A bizarrely low price
When an item is priced way, way below market value or “discounted so heavily” that it looks suspicious, then it’s a sign that it might be stolen, retired Beverly Hills Assistant Police Chief Marc Coopwood told Newsnation Now. If you’re not sure how much it typically goes for, Scambusters recommends checking prices of similar items that have already been sold. You can do this on eBay by clicking “sold listings” in the left-hand panel of the product listings page.
A sparse or suspicious listing
Take a careful look at the listing of the item you’re considering to see if it has any of these red flags, Scambusters advises:
- There’s no real description of an item—only a brief, plain statement of what it is, with no details.
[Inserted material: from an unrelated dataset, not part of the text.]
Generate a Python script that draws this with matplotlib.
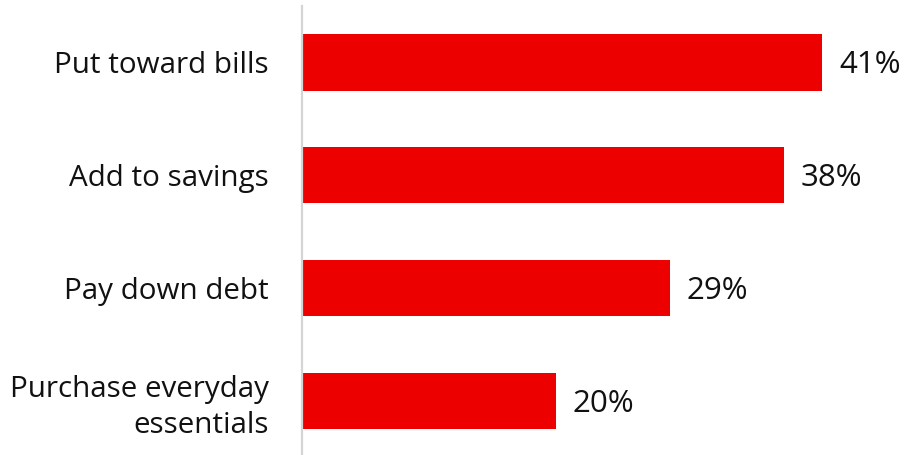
import matplotlib.pyplot as plt

categories = ["Put toward bills", "Add to savings", "Pay down debt",
              "Purchase everyday\nessentials"]
values = [41, 38, 29, 20]

plt.rcParams['font.family'] = ['Open Sans', 'DejaVu Sans']

fig = plt.figure(figsize=(9.1, 4.55), dpi=100)
ax = fig.add_axes([302 / 910, 0, 1 - 302 / 910, 1 - 6 / 455])

pos = range(len(categories))
bars = ax.barh(pos, values, height=0.5, color="#EC0000")
ax.set_ylim(3.48, -0.5)
ax.set_xlim(0, 47.9)

# value labels just right of each bar
for b, v in zip(bars, values):
    ax.annotate(f"{v}%", (b.get_width(), b.get_y() + b.get_height() / 2),
                xytext=(12, -2), textcoords="offset points",
                ha="left", va="center", fontsize=22.5, color="#111111")

ax.set_yticks(list(pos))
ax.set_yticklabels(categories, fontsize=21.3, color="#111111",
                   linespacing=1.32)
ax.tick_params(axis="y", length=0, pad=24)
ax.set_xticks([])
for s in ["top", "right", "bottom"]:
    ax.spines[s].set_visible(False)
ax.spines["left"].set_color("#d4d4d4")
ax.spines["left"].set_linewidth(1.6)

fig.savefig("out.png", dpi=100)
- The description claims the item was “found.”
- It’s a locked computer, tablet, or smartphone, and the seller claims they “forgot” the password.
If you do decide to pursue the item further, before making an offer, be sure to contact the seller and ask plenty of questions on things like its condition, how long they’ve owned it, and why they’re selling, Scambusters explains. Ask sellers to show you proof of ownership, like a receipt or product registration record.
An anonymous profile
While there’s no guarantee that online sellers are who they say they are, Coopwood says that having an anonymous profile is also a definite red flag.
A lack or absence of ratings and/or feedback
Of course, there are always cases in which a new (and completely legit) seller doesn’t have any ratings or feedback yet, but as a general rule, that’s not a great sign. So is only having negative ratings, or having feedback only for a handful of very cheap items—a tactic Scambusters says crooks use to build up their (fake) credibility.
There is no way to contact the seller
Usually, reputable sellers will provide at least some way to contact them if buyers have questions or issues. But Coopwood says that this isn’t the case for people who sell stolen merchandise.
The seller asks you for personal information
According to Coopwood, this happens most often when sellers don’t provide any identifying information about themselves. “[When] they have an anonymous profile, they are asking for information you should never give them,” he told Newsnation Now.
The seller requests that you pay via money transfer
It is a major red flag if a seller asks you to pay for your purchase with an untraceable money wire, or a cashier’s check, and won’t accept credit cards or PayPal, according to Scambusters.